MultivariatePowerSeries/EvaluateAtOrigin - Maple Help

MultivariatePowerSeries

 EvaluateAtOrigin
 Evaluate the coefficients of a univariate polynomial over power series at the origin

 Calling Sequence EvaluateAtOrigin(u)

Parameters

 u - univariate polynomial over power series generated by this package

Description

 • The  command EvaluateAtOrigin(u) returns the image of the univariate polynomial u modulo  the maximal ideal of the ring of power series of the coefficients of u. In other words, the command EvaluateAtOrigin(u)  returns a univariate polynomial (over the complex numbers) obtained from u by specializing to zero every variable in the coefficients of u.
 • When using the MultivariatePowerSeries package, do not assign anything to the variables occurring in the power series and univariate polynomials over power series. If you do, you may see invalid results.

Examples

 > $\mathrm{with}\left(\mathrm{MultivariatePowerSeries}\right):$

We define a univariate polynomial over power series and evaluate it at the origin (in this case, at $x=0$).

 > $f≔\mathrm{UnivariatePolynomialOverPowerSeries}\left(\left(z-1\right)\left(z-2\right)\left(z-3\right)+x\left({z}^{2}+z\right),z\right):$
 > $\mathrm{EvaluateAtOrigin}\left(f\right)$
 ${{z}}^{{3}}{-}{6}{}{{z}}^{{2}}{+}{11}{}{z}{-}{6}$ (1)

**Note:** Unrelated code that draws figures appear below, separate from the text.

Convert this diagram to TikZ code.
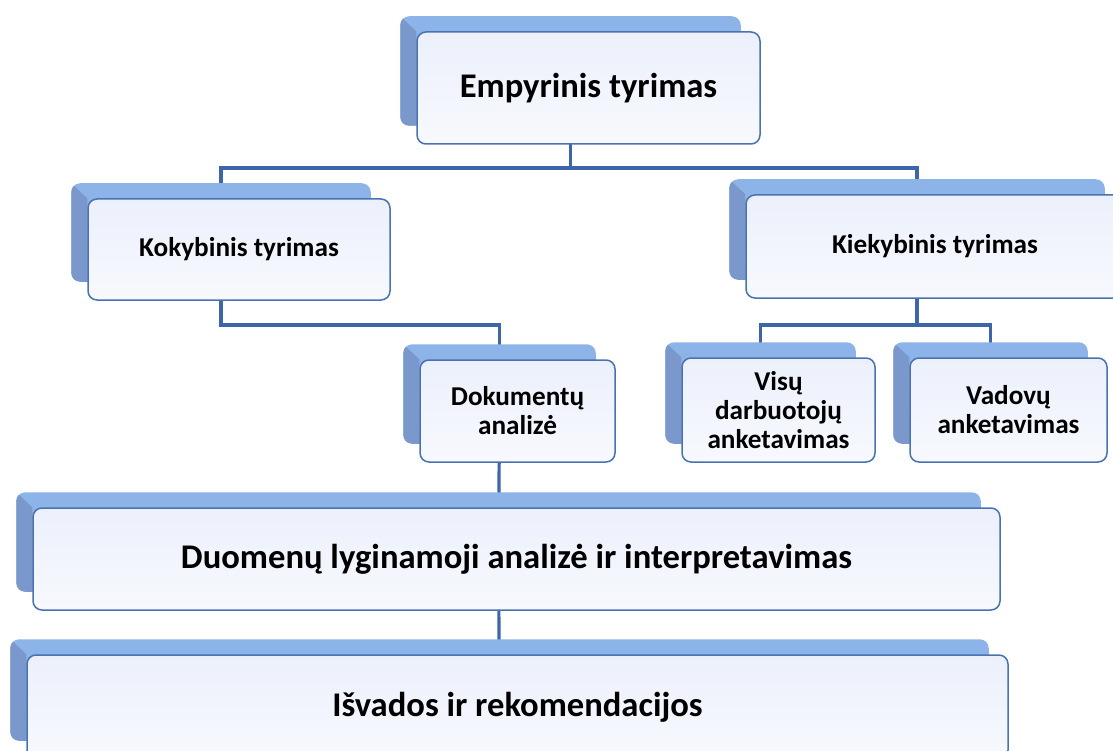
\documentclass[tikz,border=0pt]{standalone}
\usepackage{fontspec}
\setmainfont{Carlito}
\usetikzlibrary{calc}
\pgfdeclarelayer{lines}
\pgfdeclarelayer{shadows}
\pgfsetlayers{lines,shadows,main}
\definecolor{linec}{RGB}{60,102,168}
\definecolor{boxborder}{RGB}{72,114,178}
\definecolor{backtop}{RGB}{141,180,232}
\definecolor{backside}{RGB}{122,152,204}
\definecolor{fronttop}{RGB}{236,240,251}
\definecolor{frontbot}{RGB}{247,249,254}
\tikzset{
  box/.style={draw=boxborder, line width=1.5pt, rounded corners=9pt,
    top color=fronttop, bottom color=frontbot, align=center, inner sep=0pt,
    font=\bfseries\fontsize{27.2}{29}\selectfont},
  bigbox/.style={box, font=\bfseries\fontsize{34.6}{38}\selectfont},
  conn/.style={draw=linec, line width=3.2pt},
}
\newcommand\mkshadow[1]{%
  \begin{pgfonlayer}{shadows}
    \fill[backtop, rounded corners=9pt] ($(#1.north west)+(-16,-15)$) rectangle ($(#1.south east)+(-20,-19)$);
    \begin{scope}
      \clip[rounded corners=9pt] ($(#1.north west)+(-16,-15)$) rectangle ($(#1.south east)+(-20,-19)$);
      \fill[backside] ($(#1.north west)+(-16,-15)$) -- (#1.north west) -- ($(#1.south west)+(0,-19)$) -- ($(#1.south west)+(-16,-19)$) -- cycle;
    \end{scope}
  \end{pgfonlayer}}
\begin{document}
\begin{tikzpicture}[x=1pt,y=-1pt]
\useasboundingbox (0,0) rectangle (1113,751);
\node[bigbox, minimum width=343pt, minimum height=112pt] (emp) at (588.5,88) {Empyrinis tyrimas};
\node[box, minimum width=302pt, minimum height=101pt] (kok) at (239,249.5) {Kokybinis tyrimas};
\node[box, minimum width=378pt, minimum height=103pt] (kie) at (935,246.5) {Kiekybinis tyrimas};
\node[box, minimum width=195pt, minimum height=102pt] (dok) at (517.5,411) {Dokumentų\\analizė};
\node[box, minimum width=193pt, minimum height=104pt] (vis) at (778.5,410) {Visų\\darbuotojų\\anketavimas};
\node[box, minimum width=197pt, minimum height=104pt] (vad) at (1008.5,410) {Vadovų\\anketavimas};
\node[bigbox, minimum width=967pt, minimum height=102pt] (duo) at (516.5,559) {Duomenų lyginamoji analizė ir interpretavimas};
\node[bigbox, minimum width=981pt, minimum height=104pt] (isv) at (517.5,707) {Išvados ir rekomendacijos};
\foreach \n in {emp,kok,kie,dok,vis,vad,duo,isv}{\mkshadow{\n}}
\begin{pgfonlayer}{lines}
  \foreach \n in {emp,kok,kie,dok,vis,vad,duo,isv}{\coordinate (\n c) at ($(\n.center)+(-18,0)$);}
  \coordinate (busA) at (0,168);
  \coordinate (busB) at (0,325);
  \draw[conn] (empc) -- (empc |- busA);
  \draw[conn] (kokc) -- (kokc |- busA) -| (kiec);
  \draw[conn] (kokc) -- (kokc |- busB) -| (dokc);
  \draw[conn] (kiec) -- (kiec |- busB);
  \draw[conn] (visc) -- (visc |- busB) -| (vadc);
  \draw[conn] (dokc) -- (duoc);
  \draw[conn] (duoc) -- (isvc);
\end{pgfonlayer}
\end{tikzpicture}
\end{document}
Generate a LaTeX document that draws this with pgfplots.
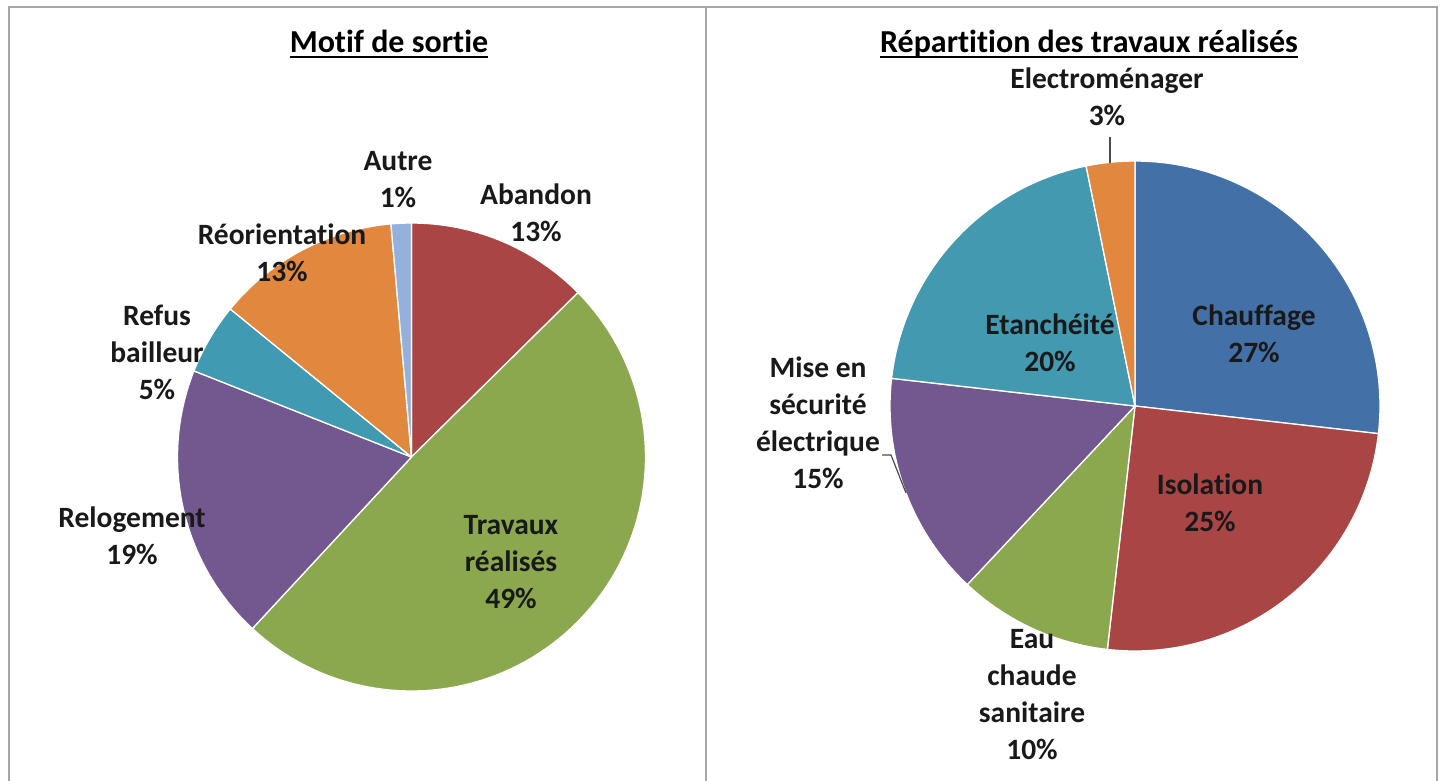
\documentclass[border=0pt]{standalone}
\usepackage{pgfplots}
\pgfplotsset{compat=1.18}
\usepackage{pgfplotstable}
\usepackage{fontspec}
\setmainfont{Carlito}[Ligatures={NoCommon,NoContextual,NoRequired}]

\definecolor{tableline}{HTML}{A6A6A6}
% left pie colours (clockwise from top)
\definecolor{L0}{HTML}{A94544}% Abandon
\definecolor{L1}{HTML}{8CA84F}% Travaux realises
\definecolor{L2}{HTML}{73578F}% Relogement
\definecolor{L3}{HTML}{3F9AB2}% Refus bailleur
\definecolor{L4}{HTML}{E2883E}% Reorientation
\definecolor{L5}{HTML}{95B0DC}% Autre
% right pie colours (clockwise from top)
\definecolor{R0}{HTML}{4470A8}% Chauffage
\definecolor{R1}{HTML}{A94544}% Isolation
\definecolor{R2}{HTML}{8CA84F}% Eau chaude sanitaire
\definecolor{R3}{HTML}{73578F}% Mise en securite electrique
\definecolor{R4}{HTML}{4299B0}% Etancheite
\definecolor{R5}{HTML}{E2883E}% Electromenager

% Motif de sortie (%), clockwise from 12 o'clock
\pgfplotstableread{
value
12.6
49.3
19.1
4.9
12.7
1.4
}\motif
% Repartition des travaux realises (%), clockwise from 12 o'clock
\pgfplotstableread{
value
26.8
25.0
10.2
14.8
20.0
3.2
}\travaux

\newcommand{\drawpie}[3]{%
  \def\cum{0}%
  \pgfplotstablegetrowsof{#1}%
  \pgfmathtruncatemacro\nlast{\pgfplotsretval-1}%
  \pgfplotsforeachungrouped \i in {0,...,\nlast}{%
    \pgfplotstablegetelem{\i}{value}\of{#1}%
    \let\val\pgfplotsretval
    \pgfmathsetmacro\angA{90-3.6*(\cum+\val)}%
    \pgfmathsetmacro\angB{90-3.6*\cum}%
    \pgfmathsetmacro\cum{\cum+\val}%
    \edef\doslice{\noexpand\addplot[fill=#3\i, draw=white, line width=1.3pt, line join=round, data cs=polar, domain=\angA:\angB, samples=90] {#2} -- (axis cs:0,0) -- cycle;}%
    \doslice
  }%
}

\newcommand\lab{\fontsize{29.5}{37}\selectfont\bfseries}
\newcommand\ttl{\fontsize{32}{38}\selectfont\bfseries}

\begin{document}
\begin{tikzpicture}
\path[use as bounding box] (0,0) rectangle (1445pt,-780pt);
% table frame
\draw[tableline, line width=2pt] (8.5pt,-781pt) -- (8.5pt,-7pt) -- (1437pt,-7pt) -- (1437pt,-781pt);
\draw[tableline, line width=2pt] (706pt,-7pt) -- (706pt,-781pt);

% left pie
\begin{axis}[at={(411.5pt,-457pt)}, anchor=center, x=1pt, y=1pt,
  xmin=-250, xmax=250, ymin=-250, ymax=250, hide axis, clip=false]
  \drawpie{\motif}{234}{L}
\end{axis}

% right pie
\begin{axis}[at={(1135pt,-406pt)}, anchor=center, x=1pt, y=1pt,
  xmin=-260, xmax=260, ymin=-260, ymax=260, hide axis, clip=false]
  \drawpie{\travaux}{245}{R}
\end{axis}

% titles
\node[inner sep=0pt, anchor=base, font=\ttl] (t1) at (389pt,-52pt) {Mot\kern0pt if de sort\kern0pt ie};
\draw[line width=2.5pt] ([yshift=-5pt]t1.base west) -- ([yshift=-5pt]t1.base east);
\node[inner sep=0pt, anchor=base, font=\ttl] (t2) at (1089pt,-52pt) {Répart\kern0pt it\kern0pt ion des travaux réalisés};
\draw[line width=2.5pt] ([yshift=-5pt]t2.base west) -- ([yshift=-5pt]t2.base east);

% left labels
\tikzset{lb/.style={align=center, font=\lab, text=black!90, inner sep=0pt}}
\node[lb] at (398pt,-180pt) {Autre\\1\%};
\node[lb] at (536pt,-213pt) {Abandon\\13\%};
\node[lb] at (282pt,-253pt) {Réorientat\kern0pt ion\\13\%};
\node[lb] at (157pt,-352pt) {Refus\\bailleur\\5\%};
\node[lb] at (132pt,-536pt) {Relogement\\19\%};
\node[lb] at (511pt,-562pt) {Travaux\\réalisés\\49\%};

% right labels
\node[lb] at (1107pt,-97pt) {Electroménager\\3\%};
\draw[black!70, line width=1.2pt] (1110pt,-137pt) -- (1110pt,-163pt);
\node[lb] at (1254pt,-334pt) {Chauffage\\27\%};
\node[lb] at (1050pt,-343pt) {Etanchéité\\20\%};
\node[lb] at (818pt,-423pt) {Mise en\\sécurité\\électrique\\15\%};
\draw[black!70, line width=1.2pt] (882pt,-455pt) -- (891pt,-455pt) -- (906pt,-493pt);
\node[lb] at (1210pt,-503pt) {Isolat\kern0pt ion\\25\%};
\node[lb] at (1032pt,-695pt) {Eau\\chaude\\sanitaire\\10\%};
\end{tikzpicture}
\end{document}
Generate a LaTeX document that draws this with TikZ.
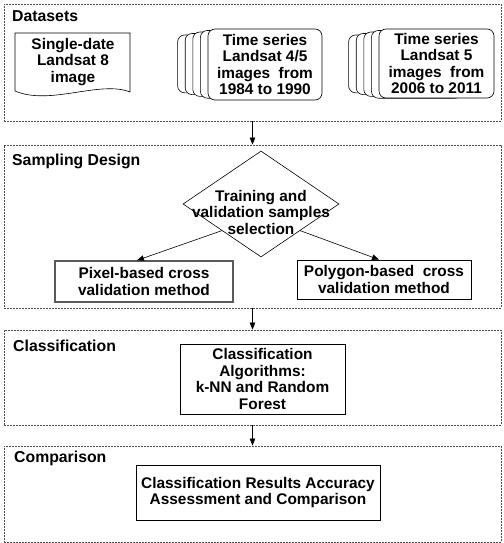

We define another univariate polynomial over power series and evaluate it at the origin (in this case, at $x=0$ and $y=0$).

 > $g≔\mathrm{UnivariatePolynomialOverPowerSeries}\left({y}^{2}+{x}^{2}+\left(y+1\right){z}^{2}+{z}^{3},z\right):$
 > $\mathrm{EvaluateAtOrigin}\left(g\right)$
 ${{z}}^{{3}}{+}{{z}}^{{2}}$ (2)

Compatibility

 • The MultivariatePowerSeries[EvaluateAtOrigin] command was introduced in Maple 2021.